Re: replication via tuple streams
Date: 28 Mar 2007 16:20:42 -0700
Message-ID: <1175124042.191730.256340_at_e65g2000hsc.googlegroups.com>
On Mar 28, 2:52 pm, paul c <toledobythe..._at_oohay.ac> wrote:
> Marshall wrote:
>
> Not sure why you mention closure, but the above reminds me that I've
> long thought replication and concurrency are just two sides of the same
> coin. Also think that much of the concurrency theory involves shell
> games or other trickery to make it hard for people to understand just
> what the problem is. Always seemed to me that replication must
> replicate all and everything unless some method is present to stop
> replication. Same goes for concurrency - when the "serialization" mode
> is entered, all previous queries need to be either re-iterated or their
> results guaranteed. For me, the key word in the latter two sentences is
> "all".
Hmmm. Interesting.
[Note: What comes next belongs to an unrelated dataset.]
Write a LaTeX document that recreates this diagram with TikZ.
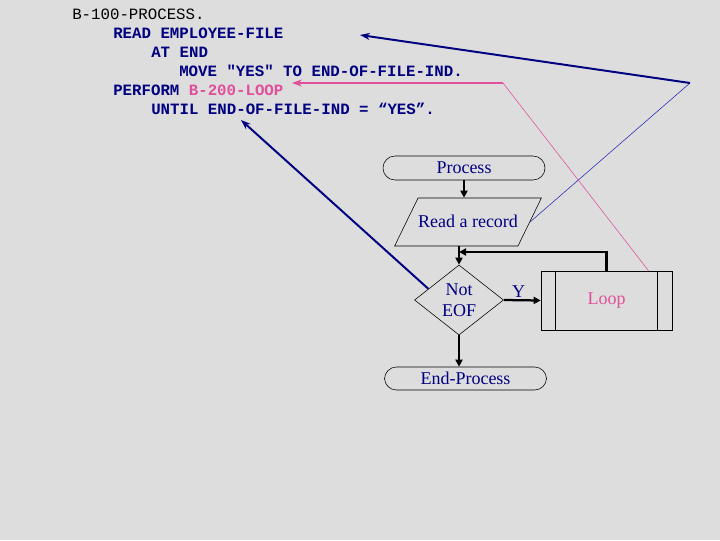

I agree that much of concurrency is quite difficult and error-prone; I am not sure I agree that concurrency *theory* is the same way. (OTOH, I expect we have been looking at different theories.) To me this difficulty is clearly the result of the use of "shared-state concurrency" a la the Java thread model. *Way* too low-level.
As far as replicating "all and everything", well, that's definitely a serious issue with replicating DML. But it's not any kind of issue with replicating tuple streams; you can pick and choose exactly which tables you want and replicate no others. (In fact, with some care you could even replicate a projection of a table.)